Nunca he practicado el piropo callejero. Cuestión de educación y respeto, timidez o pavor al ridículo. Sobre todo, por educación y respeto. Parece que el piropo proferido por una mujer a un hombre es práctica aceptada, ya que los hombres, ya se sabe, pecamos de vanidad y nos encanta recibir flores verbales que invadan nuestra intimidad. Personalmente, me encanta que las pescaderas me digan, de vez en cuando, "guapetón, que te pongo." Hay piropos obscenos, ñoños y que, de alguna manera, ponen en patética evidencia al piropeador. Ellos mismos se descalifican. El grupo parlamentario de Podemos y derivados propone multar al piropeador, o bien castigarlo a trabajos en beneficio de la comunidad. Puro despropósito, muy propio de la dictadura blanda de la corrección política, que vigila comportamientos no deseados y fiscaliza cualquier gesto impuro. Aun así, entiendo la molestia que pueda causar el piropo en cuestión, que siempre suele ser expresado con intención halagadora, aunque dicho halago pueda funcionar, justamente, en sentido contrario, es decir, en ofensa.

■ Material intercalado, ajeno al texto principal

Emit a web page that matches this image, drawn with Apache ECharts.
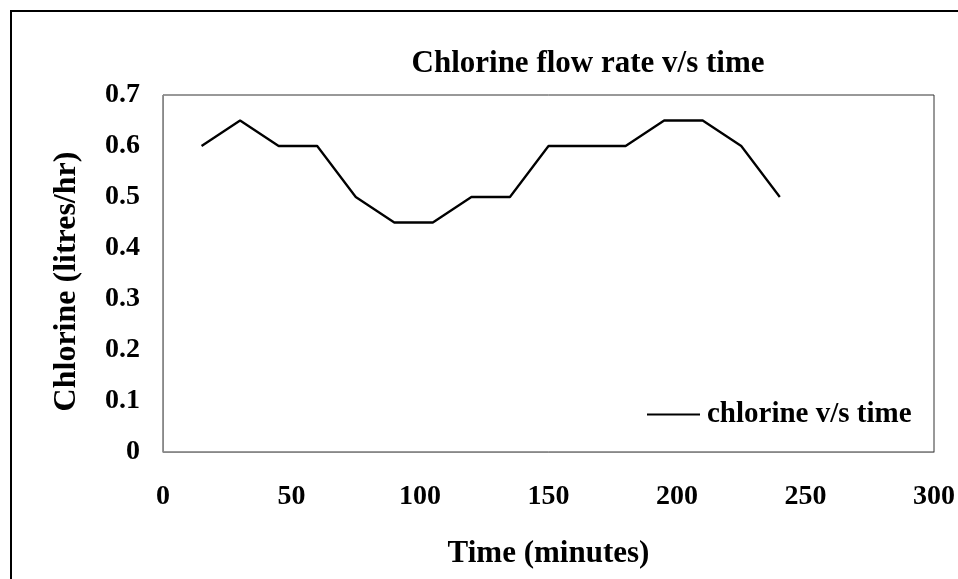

Antes, el hombre se sentía casi obligado a piropear a una mujer con el fin de elogiarla o mostrarse cortés, exceptuando, por descontado, los comentarios directamente soeces. La idea inicial del piropo era la de destacar la belleza de la mujer, mediante un requiebro más o menos ingenioso. Ahora bien, hoy el piropo, cosa antigua, es sinónimo de acoso sexual. Uf, no sé. Nos estamos volviendo extremadamente fiscalizadores y, por tanto, rozamos la imbecilidad con ínfulas de corrección política. Tras la multa al piropeador, llegará el apartamiento social del mismo. Si la mujer o el hombre piropeados se sienten ofendidos, molestos o cabreados por el piropo proferido, siempre se puede combatir verbalmente. En fin, el derecho a hacer uso del contrapiropo. Por supuesto, ahí está la educación, fundamental para tratar este tema. Hay que combatir la grosería, pero no multándola o castigando al grosero. Sí, hay que subrayar lo de siempre, y nunca es suficiente: el respeto, el tacto. También es cierto que no es lo mismo piropear a quien conocemos que a una desconocida o desconocido, así a las bravas.

Sin embargo, la vida es eso, mucho más flexible y sorprendente, para lo bueno y para lo malo, que los esquemas rígidos y punitivos que los nuevos teólogos de la santa progresía nos quieren imponer. Si suprimimos lo imprevisible y los imponderables, la vida se queda reducida a un programa de buen comportamiento, encajonada en esquemas. Un puritanismo que proviene de una izquierda con poca cintura y humor nulo. Lo descabellado y peligroso del asunto es que estamos tomando un camino que va directo a la asepsia y al perenne ceño fruncido, ese ceño vigilante que detecta actitudes impropias a todas horas a la mayor gloria de un estado sutilmente, o no tan sutilmente, policial. Con todo, aún existe algún que otro gañán que berrea su mal gusto en forma de pretendido piropo, como también debe existir todavía el típico piropeador relamido que está encantado de conocerse y de proferir comentarios que él considera el no va más de la ingeniosidad verbal y del agasajo femenino. Sin embargo, sospecho que cada vez quedan menos ejemplares de esta especie.

Lo que es más preocupante es la dinámica punitiva en forma de ley, no por el piropeador en sí, sino por lo que supone este afán castigador, que es lo que en el fondo late bajo la multa. De los andamios, de hecho, caen pocos piropos, sólo algún que otro silbido de poca monta. Dicho esto, el piropo callejero tiene un punto macarra que jamás me ha gustado, tanto si el piropo es el colmo de la finura como si es directamente una obscenidad. Ahora bien, no olvidemos que el piropo puede ser una fuente de alegría.